Zudem befasst sich derzeit auch die Bund-Länder-Arbeitsgruppe zur Weiterentwicklung der Eingliederungshilfe mit entsprechenden Fragen. Diskutiert wird dabei auch die Auflösung der Leistungsformen ambulant, teilstationär und stationär, d. h. ob für die Leistungsgewährung weiterhin der Ort bzw. das Gebäude entscheidend sein soll, in dem der Betroffene lebt.

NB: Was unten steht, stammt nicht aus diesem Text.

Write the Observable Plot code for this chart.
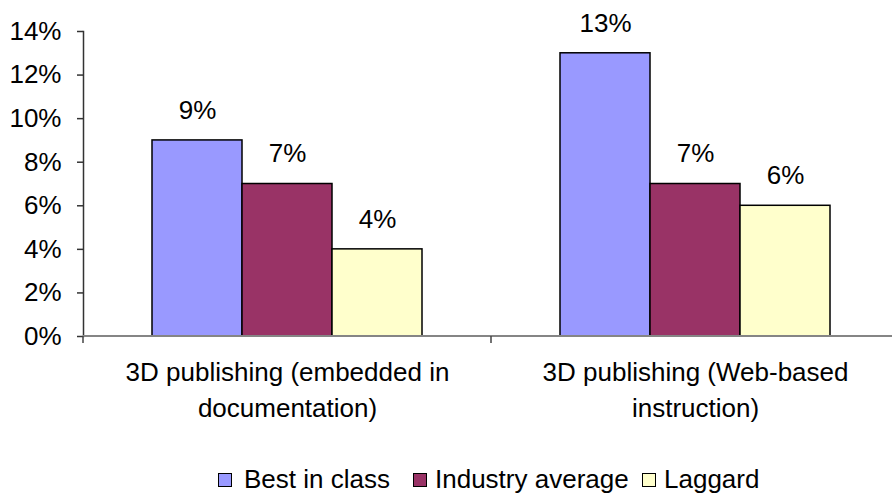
<!DOCTYPE html>
<html>
<head>
<meta charset="utf-8">
<script src="https://cdn.jsdelivr.net/npm/d3@7"></script>
<script src="https://cdn.jsdelivr.net/npm/@observablehq/plot@0.6"></script>
<style>
  html, body { margin: 0; padding: 0; background: #fff; overflow: hidden; }
  #chart svg { display: block; }
  #legend { position: relative; height: 30px; margin-top: 4px; font-family: "Liberation Sans", Arial, sans-serif; font-size: 26px; line-height: 30px; color: #000; }
  #legend .sw { position: absolute; top: 9px; width: 12px; height: 12px; border: 1px solid #000; }
  #legend .lab { position: absolute; top: 0; white-space: nowrap; }
</style>
</head>
<body>
<div id="chart"></div>
<div id="legend"></div>
<script>
const categories = ["3D publishing (embedded in documentation)", "3D publishing (Web-based instruction)"];
const categoryLabels = ["3D publishing (embedded in\ndocumentation)", "3D publishing (Web-based\ninstruction)"];
const seriesNames = ["Best in class", "Industry average", "Laggard"];
const bestInClass = [9, 13];
const industryAverage = [7, 7];
const laggard = [4, 6];
const seriesColors = ["#9999FF", "#993366", "#FFFFCC"];
const yTicks = [0, 2, 4, 6, 8, 10, 12, 14];

const seriesValues = [bestInClass, industryAverage, laggard];
const data = categories.flatMap((c, i) =>
  seriesNames.map((s, j) => ({category: c, series: s, value: seriesValues[j][i]}))
);

// drawn in every facet: baseline segment and the category boundary tick at the facet's left edge
const facetBaseline = (index, scales, values, dimensions) => {
  const {width, marginLeft, marginRight} = dimensions;
  const y0 = scales.y(0);
  const g = d3.create("svg:g").attr("fill", "none");
  g.append("line").attr("x1", marginLeft).attr("x2", width - marginRight)
    .attr("y1", y0).attr("y2", y0).attr("stroke", "#858585").attr("stroke-width", 2);
  g.append("line").attr("x1", marginLeft).attr("x2", marginLeft).attr("y1", y0).attr("y2", y0 + 7)
    .attr("stroke", "#444").attr("stroke-width", 1.5);
  return g.node();
};

const chart = Plot.plot({
  width: 892,
  height: 460,
  marginLeft: 83,
  marginRight: -7,
  marginTop: 31,
  marginBottom: 124,
  style: {fontFamily: "'Liberation Sans', Arial, sans-serif", fontSize: "26px", color: "#000", background: "#fff", overflow: "visible"},
  fx: {domain: categories, padding: 0, label: null},
  x: {domain: seriesNames, paddingInner: 0, paddingOuter: 0.745, axis: null},
  y: {domain: [0, 14], label: null},
  color: {domain: seriesNames, range: seriesColors},
  marks: [
    Plot.barY(data, {fx: "category", x: "series", y: "value", fill: "series", stroke: "#000", strokeWidth: 1.5}),
    Plot.text(data, {fx: "category", x: "series", y: "value", text: d => d.value + "%", dy: -30, fontSize: 26, fill: "#000"}),
    Plot.frame({anchor: "left", facetAnchor: "left", stroke: "#333", strokeWidth: 1.5}),
    Plot.axisY({ticks: yTicks, tickFormat: d => d + "%", tickSize: 6, tickPadding: 16, fontSize: 26, label: null, stroke: "#333", strokeWidth: 1.5}),
    Plot.axisFx({anchor: "bottom", tickSize: 0, tickPadding: 19, fontSize: 26, lineHeight: 1.385, label: null,
      tickFormat: d => categoryLabels[categories.indexOf(d)]}),
    facetBaseline
  ]
});
document.getElementById("chart").appendChild(chart);

const legend = document.getElementById("legend");
const swatchLeft = [218, 413, 642];
const labelLeft = [244, 435, 664];
seriesNames.forEach((s, i) => {
  const sw = document.createElement("div");
  sw.className = "sw";
  sw.style.left = swatchLeft[i] + "px";
  sw.style.background = seriesColors[i];
  const t = document.createElement("span");
  t.className = "lab";
  t.style.left = labelLeft[i] + "px";
  t.textContent = s;
  legend.appendChild(sw);
  legend.appendChild(t);
});
</script>
</body>
</html>
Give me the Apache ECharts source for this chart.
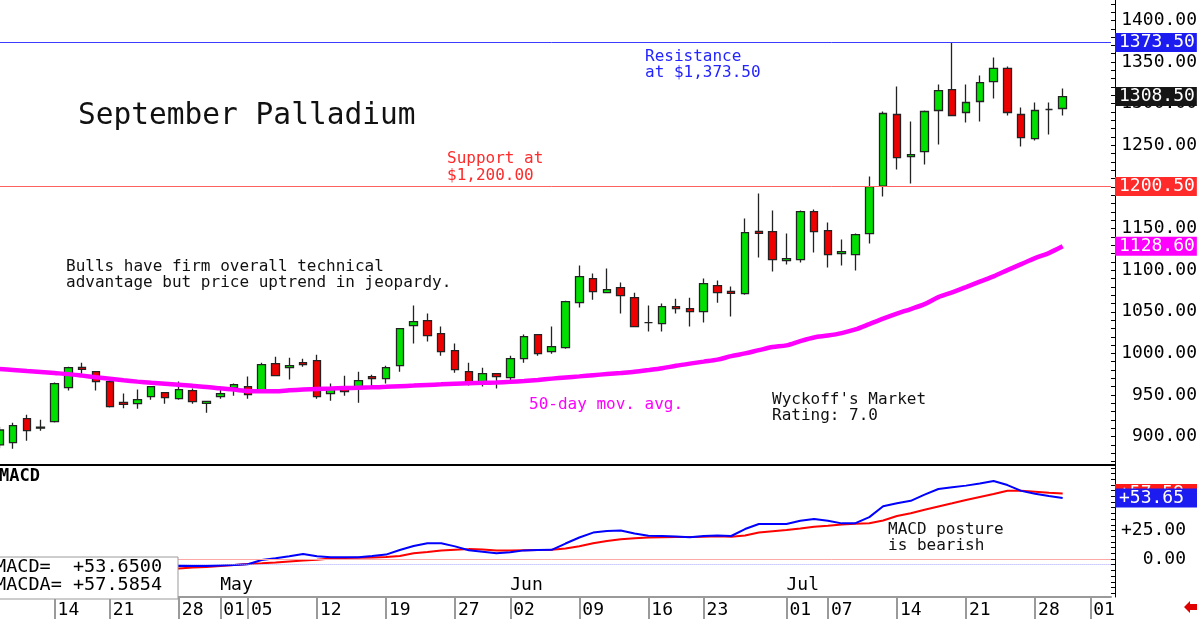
<!DOCTYPE html>
<html><head><meta charset="utf-8">
<script src="https://cdn.jsdelivr.net/npm/echarts@6/dist/echarts.min.js"></script>
<style>html,body{margin:0;padding:0;background:#fff;overflow:hidden}#c{position:absolute;left:-8px;top:0;width:1208px;height:619px}</style>
</head><body><div id="c"></div>
<script>
// ---------- DATA ----------
const dates = [
 "2025-04-08","2025-04-09","2025-04-10","2025-04-11","2025-04-14","2025-04-15","2025-04-16","2025-04-17",
 "2025-04-21","2025-04-22","2025-04-23","2025-04-24","2025-04-25","2025-04-28","2025-04-29","2025-04-30",
 "2025-05-01","2025-05-02","2025-05-05","2025-05-06","2025-05-07","2025-05-08","2025-05-09","2025-05-12",
 "2025-05-13","2025-05-14","2025-05-15","2025-05-16","2025-05-19","2025-05-20","2025-05-21","2025-05-22",
 "2025-05-23","2025-05-27","2025-05-28","2025-05-29","2025-05-30","2025-06-02","2025-06-03","2025-06-04",
 "2025-06-05","2025-06-06","2025-06-09","2025-06-10","2025-06-11","2025-06-12","2025-06-13","2025-06-16",
 "2025-06-17","2025-06-18","2025-06-20","2025-06-23","2025-06-24","2025-06-25","2025-06-26","2025-06-27",
 "2025-06-30","2025-07-01","2025-07-02","2025-07-03","2025-07-07","2025-07-08","2025-07-09","2025-07-10",
 "2025-07-11","2025-07-14","2025-07-15","2025-07-16","2025-07-17","2025-07-18","2025-07-21","2025-07-22",
 "2025-07-23","2025-07-24","2025-07-25","2025-07-28","2025-07-29","2025-07-30","2025-07-31","2025-08-01",
 "2025-08-04"
];
const openP = [890,892.8,921.6,910.2,918.0,958.9,983.2,978.1,966.1,941.2,939.6,948.0,952.9,945.6,955.3,940.0,
 948.0,958.9,960.1,954.1,987.7,983.0,988.9,991.3,951.7,960.1,958.9,972.1,969.7,985.3,1033.4,1039.4,
 1023.8,1003.3,978.1,966.1,975.7,970.9,993.7,1022.6,1002.1,1006.9,1061.0,1089.9,1073.0,1079.1,1067.0,1037.0,
 1035.8,1056.2,1053.8,1050.2,1081.5,1074.6,1071.8,1146.7,1146.4,1111.5,1112.7,1170.4,1147.6,1119.9,1118.7,1143.9,
 1201.0,1287.0,1236.5,1242.5,1291.8,1317.0,1289.4,1302.6,1326.6,1342.3,1287.0,1258.1,1293.0,1294.2];
const closeP = [908,913.2,907.2,911.4,963.7,982.9,980.8,966.1,936.0,938.8,944.4,960.1,946.8,956.5,942.0,942.4,
 951.7,962.5,950.5,986.5,973.3,985.2,986.5,948.0,957.7,954.1,967.3,969.7,982.9,1029.8,1038.2,1021.4,
 1002.1,980.5,966.1,975.7,972.1,993.7,1020.2,999.7,1008.1,1062.2,1092.3,1074.2,1076.6,1069.4,1032.2,1037.0,
 1056.2,1053.8,1050.2,1083.9,1073.0,1072.2,1145.2,1144.3,1112.7,1113.9,1170.4,1146.4,1118.7,1122.3,1142.8,1200.4,
 1288.2,1235.3,1238.9,1290.6,1315.8,1285.8,1301.4,1325.4,1342.3,1289.4,1259.3,1291.8,1293.0,1308.5];
const lowP = [886,885.5,895.2,907.2,917,955.3,975.7,955.3,935,934,933.6,944.4,939.6,944.4,939.6,928.8,
 945.6,949.2,945.6,952.9,972.5,968.5,984.1,945.6,943.2,949.2,940.8,960.1,963.7,978.1,1011.8,1014.2,
 997.3,976.9,961.3,960.1,957.7,963.7,988.9,997.3,999.7,1005.7,1055.0,1064.6,1072.5,1047.8,1031.5,1026.2,
 1026.2,1047.8,1032.2,1037.0,1061.0,1044.2,1070.6,1115.1,1098.3,1106.7,1109.1,1121.1,1103.1,1105.5,1099.5,1131.9,
 1188.4,1220.9,1204.1,1226.9,1250.9,1285.0,1277.4,1278.6,1306.2,1285.8,1248.5,1255.7,1262.9,1285.8];
const highP = [912,916.8,926.4,920.4,965,984.1,988.9,978.5,967,951.7,956.5,960.5,953.5,966.1,957.7,943.2,
 960.1,963.7,972.1,988.9,996.1,994.9,993.7,998.5,963.7,973.3,978.1,974.5,985.3,1030.5,1057.4,1047.8,
 1032.2,1011.8,988.9,982.9,976.0,997.3,1022.6,1023.0,1032.2,1063.4,1105.5,1095.9,1101.9,1085.1,1073.0,1057.4,
 1059.8,1065.8,1067.0,1089.9,1087.5,1080.3,1162.0,1192.0,1171.6,1143.9,1171.6,1172.8,1157.2,1136.7,1143.9,1212.5,
 1290.6,1320.6,1278.6,1291.8,1323.0,1373.5,1323.0,1333.9,1355.5,1344.7,1295.4,1301.4,1301.4,1318.2];
const ma50 = [981.3,980.1,978.9,977.7,976.4,975.1,973.3,971.4,969.6,967.8,
 966.1,964.7,963.5,962.3,961.0,959.7,958.0,956.5,954.8,954.4,
 954.5,955.6,956.5,957.3,957.8,958.3,958.8,959.2,959.8,960.6,
 961.3,962.1,962.8,963.6,964.2,964.6,965.1,965.8,966.8,968.1,
 969.7,971.1,972.4,973.8,975.2,976.5,977.9,979.9,982.1,985.1,
 987.7,990.1,992.5,996.7,1000.0,1003.9,1007.6,1009.7,1014.8,1019.2,
 1021.4,1024.4,1028.8,1035.2,1041.8,1047.8,1053.3,1059.2,1067.6,1073.3,
 1079.7,1086.3,1092.6,1100.1,1107.3,1114.4,1120.5,1128.6];
const macd = [-9,-9.5,-9.5,-9,-8,-6.5,-5.5,-5,-5.5,-6,-6,-6,-6,
 -5.9,-6.1,-6.1,-5.7,-5.3,-4.6,-0.9,0.7,2.5,4.4,2.4,1.6,1.5,1.6,2.6,3.9,7.9,11.4,13.8,13.8,11.1,7.7,6.4,5.0,
 5.9,7.6,7.9,8.1,13.6,18.9,23.2,24.6,25.0,22.4,20.4,20.2,19.7,19.1,20.2,20.6,20.2,26.3,30.7,30.7,30.7,33.6,
 35.1,33.5,31.3,31.5,36.8,46.3,48.9,51.1,56.5,61.4,62.9,64.4,66.2,68.4,64.9,59.8,57.3,55.4,53.65];
const macdAvg = [-4,-5,-6,-6.5,-7,-7.2,-7.2,-7.2,-7.3,-7.4,-7.5,-7.6,-7.6,
 -8.2,-7.5,-7.0,-6.1,-5.3,-4.4,-3.8,-3.1,-2.2,-1.3,-0.7,0.4,0.9,1.1,1.3,1.7,2.6,5.0,6.1,7.4,8.1,8.7,8.3,7.6,
 7.4,7.7,7.9,8.1,9.2,11.2,13.8,15.8,17.4,18.2,19.0,19.2,19.3,19.4,19.5,19.9,19.6,20.6,23.2,24.4,25.4,26.8,
 28.3,29.3,30.4,30.9,31.4,33.8,37.7,40.2,43.2,46.1,48.9,51.8,54.4,57.0,59.9,59.9,59.1,58.1,57.59];
const macdText = "+53.6500";
const macdaText = "+57.5854";
const tickDates = ["2025-04-14","2025-04-21","2025-04-28","2025-05-01","2025-05-05","2025-05-12","2025-05-19",
 "2025-05-27","2025-06-02","2025-06-09","2025-06-16","2025-06-23","2025-07-01","2025-07-07","2025-07-14",
 "2025-07-21","2025-07-28","2025-08-01"];
const monthStarts = {"2025-05-01":"May","2025-06-02":"Jun","2025-07-01":"Jul"};
const priceLabels = [900,950,1000,1050,1100,1150,1250,1300,1350,1400];
const macdLabels = [0,25];
const resistance = 1373.5;
const support = 1200.5;

// ---------- CHART ----------
const MONO = '"DejaVu Sans Mono", monospace';
const OX = 8; // container is shifted 8px left so the first candle can sit half outside
const candles = dates.map((d,i)=> i < openP.length ? [openP[i], closeP[i], lowP[i], highP[i]] : '-');
const tickSet = new Set(tickDates);
const lastClose = closeP[closeP.length-1];
const lastMA = ma50[ma50.length-1];
const lastMacd = macd[macd.length-1];
const lastMacdA = macdAvg[macdAvg.length-1];

function range(a,b,s){const r=[];for(let v=a;v<=b+1e-9;v+=s)r.push(v);return r;}

function boxLabel(text,bg,width){
  return {show:true, position:'end', distance:4, formatter:()=>text, color:'#fff',
    backgroundColor:bg, padding:[1,2,0,4], fontSize:18, lineHeight:18, fontFamily:MONO,
    width: width, align:'left'};
}
const hidden = {color:'transparent', width:1};

const chart = echarts.init(document.getElementById('c'));
chart.setOption({
  animation:false,
  backgroundColor:'#fff',
  grid:[
    {left:0.4, right:89, top:0, height:465},
    {left:0.4, right:89, top:465, height:132}
  ],
  xAxis:[
    {type:'category', gridIndex:0, data:dates, show:false, axisLine:{onZero:false}},
    {type:'category', gridIndex:1, data:dates, position:'bottom',
     axisLine:{show:true, onZero:false, lineStyle:{color:'#9a9a9a', width:2}},
     axisTick:{show:true, alignWithLabel:true, length:22, interval:(i,v)=>tickSet.has(v), lineStyle:{color:'#9a9a9a', width:2}},
     axisLabel:{interval:(i,v)=>tickSet.has(v), formatter:v=>v.slice(8), align:'left', padding:[0,0,0,3],
       margin:4, color:'#000', fontSize:18, fontFamily:MONO},
     splitLine:{show:false}},
    {type:'category', gridIndex:1, data:dates, position:'bottom',
     axisLine:{show:false, onZero:false}, axisTick:{show:false}, splitLine:{show:false},
     axisLabel:{inside:true, interval:(i,v)=>v in monthStarts, formatter:v=>monthStarts[v]||'', align:'left',
       margin:3, color:'#000', fontSize:18, fontFamily:MONO}}
  ],
  yAxis:[
    {type:'value', gridIndex:0, position:'right', offset:4, min:865.93, max:1424.56,
     splitLine:{show:false},
     axisLine:{show:true, lineStyle:{color:'#000', width:1}},
     axisTick:{show:true, inside:true, length:4, customValues:range(870,1420,10), lineStyle:{color:'#000'}},
     axisLabel:{customValues:priceLabels, formatter:v=>v.toFixed(2), align:'right', margin:82,
       color:'#000', fontSize:18, fontFamily:MONO}},
    {type:'value', gridIndex:1, position:'right', offset:4, min:-33.3, max:82.5,
     splitLine:{show:false},
     axisLine:{show:true, lineStyle:{color:'#000', width:1}},
     axisTick:{show:true, inside:true, length:4, customValues:range(-30,80,5), lineStyle:{color:'#000'}},
     axisLabel:{customValues:macdLabels, formatter:v=>(v>0?'+':'')+v.toFixed(2), align:'right', margin:71,
       color:'#000', fontSize:18, fontFamily:MONO}}
  ],
  series:[
    {type:'candlestick', name:'Price', xAxisIndex:0, yAxisIndex:0, data:candles, barWidth:8,
     itemStyle:{color:'#00e000', color0:'#ee0000', borderColor:'#222', borderColor0:'#222', borderColorDoji:'#222', borderWidth:1.3},
     markLine:{symbol:['none','none'], silent:true, animation:false, data:[
       {yAxis:resistance, lineStyle:{color:'#3c3cff', width:1, type:'solid'}, label:boxLabel(resistance.toFixed(2),'#1c1cf0')},
       {yAxis:support, lineStyle:{color:'#ff6060', width:1, type:'solid'}, label:boxLabel(support.toFixed(2),'#ff2a2a')},
       {yAxis:lastClose, lineStyle:hidden, label:boxLabel(lastClose.toFixed(2),'#151515')}
     ]}},
    {type:'line', name:'MA50', xAxisIndex:0, yAxisIndex:0, data:ma50, showSymbol:false, symbol:'none', smooth:0.3,
     lineStyle:{color:'#ff00ff', width:4.5}, z:3,
     markLine:{symbol:['none','none'], silent:true, animation:false, data:[
       {yAxis:lastMA, lineStyle:hidden, label:boxLabel(lastMA.toFixed(2),'#ff00ff')}
     ]}},
    {type:'line', name:'MACDA', xAxisIndex:1, yAxisIndex:1, data:macdAvg, showSymbol:false, symbol:'none',
     lineStyle:{color:'#ff0000', width:2}, z:3,
     markLine:{symbol:['none','none'], silent:true, animation:false, data:[
       {yAxis:0, lineStyle:{color:'#ffa8a8', width:1, type:'solid'}, label:{show:false}},
       {yAxis:-4.4, lineStyle:{color:'#a8a8ff', width:1, type:'dotted'}, label:{show:false}},
       {yAxis:lastMacdA, lineStyle:hidden, label:boxLabel('+'+lastMacdA.toFixed(2),'#ff1a1a',76)}
     ]}},
    {type:'line', name:'MACD', xAxisIndex:1, yAxisIndex:1, data:macd, showSymbol:false, symbol:'none',
     lineStyle:{color:'#0000ff', width:2}, z:4,
     markLine:{symbol:['none','none'], silent:true, animation:false, data:[
       {yAxis:lastMacd, lineStyle:hidden, label:boxLabel('+'+lastMacd.toFixed(2),'#1c1cf0',76)}
     ]}}
  ],
  graphic:{elements:[
    {type:'rect', z:50, shape:{x:OX,y:464,width:1115,height:2}, style:{fill:'#000'}},
    {type:'text', z:60, x:OX+78, y:116, style:{text:'September Palladium', font:'29.5px '+MONO, fill:'#111', verticalAlign:'middle'}},
    {type:'text', z:60, x:OX+645, y:65, style:{text:'Resistance\nat $1,373.50', font:'16px '+MONO, lineHeight:16, fill:'#2424ff', verticalAlign:'middle'}},
    {type:'text', z:60, x:OX+447, y:167, style:{text:'Support at\n$1,200.00', font:'16px '+MONO, lineHeight:17, fill:'#ff2a2a', verticalAlign:'middle'}},
    {type:'text', z:60, x:OX+66, y:275, style:{text:'Bulls have firm overall technical\nadvantage but price uptrend in jeopardy.', font:'16px '+MONO, lineHeight:16, fill:'#111', verticalAlign:'middle'}},
    {type:'text', z:60, x:OX+529, y:405, style:{text:'50-day mov. avg.', font:'16px '+MONO, fill:'#ff00ff', verticalAlign:'middle'}},
    {type:'text', z:60, x:OX+772, y:408, style:{text:"Wyckoff's Market\nRating: 7.0", font:'16px '+MONO, lineHeight:16, fill:'#111', verticalAlign:'middle'}},
    {type:'text', z:60, x:OX+888, y:538, style:{text:'MACD posture\nis bearish', font:'16px '+MONO, lineHeight:16, fill:'#111', verticalAlign:'middle'}},
    {type:'text', z:60, x:OX-1, y:477, style:{text:'MACD', font:'bold 17px '+MONO, fill:'#000', verticalAlign:'middle'}},
    {type:'rect', z:100, shape:{x:OX-1,y:557,width:179,height:42}, style:{fill:'#fff', stroke:'#9a9a9a', lineWidth:1}},
    {type:'text', z:101, x:OX-5, y:576, style:{text:'MACD=  '+macdText+'\nMACDA= '+macdaText, font:'18.5px '+MONO, lineHeight:18, fill:'#000', verticalAlign:'middle'}},
    {type:'polygon', z:60, shape:{points:[[OX+1184,607],[OX+1190,601],[OX+1190,604],[OX+1197,604],[OX+1197,610],[OX+1190,610],[OX+1190,613]]}, style:{fill:'#e00000'}}
  ]}
});
</script>
</body></html>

Mit der Verlagerung der Zuständigkeit für die ambulante Eingliederungshilfe auf die Bezirke, dem persönlichen Budget und dem neuen PfleWoqG wurden bereits wichtige Schritte zu mehr Wahlfreiheit und Selbstbestimmung in die Wege geleitet. Auch die unter der Federführung meines Hauses zwischen allen verantwortlichen Stellen in der Diskussion befindliche OBA (Dienste der offenen Behindertenarbeit)-Reform wird mit Blick auf diese übergeordneten Ziele geführt. An dieser Stelle ist auch auf die Einführung und die Novellierung des Bayerischen Gesetzes zur Gleichstellung, Integration und Teilhabe von Menschen mit Behinderung hinzuweisen. Am "Runden Tisch - Zukunft der Behindertenhilfe in Bayern", an dem auch die Freie Wohlfahrtspflege vertreten ist, werden in gemeinsamer Abstimmung weitere Schritte eingeleitet und nähere Einzelheiten mit allen in der Behindertenhilfe verantwortlichen Stellen vereinbart werden.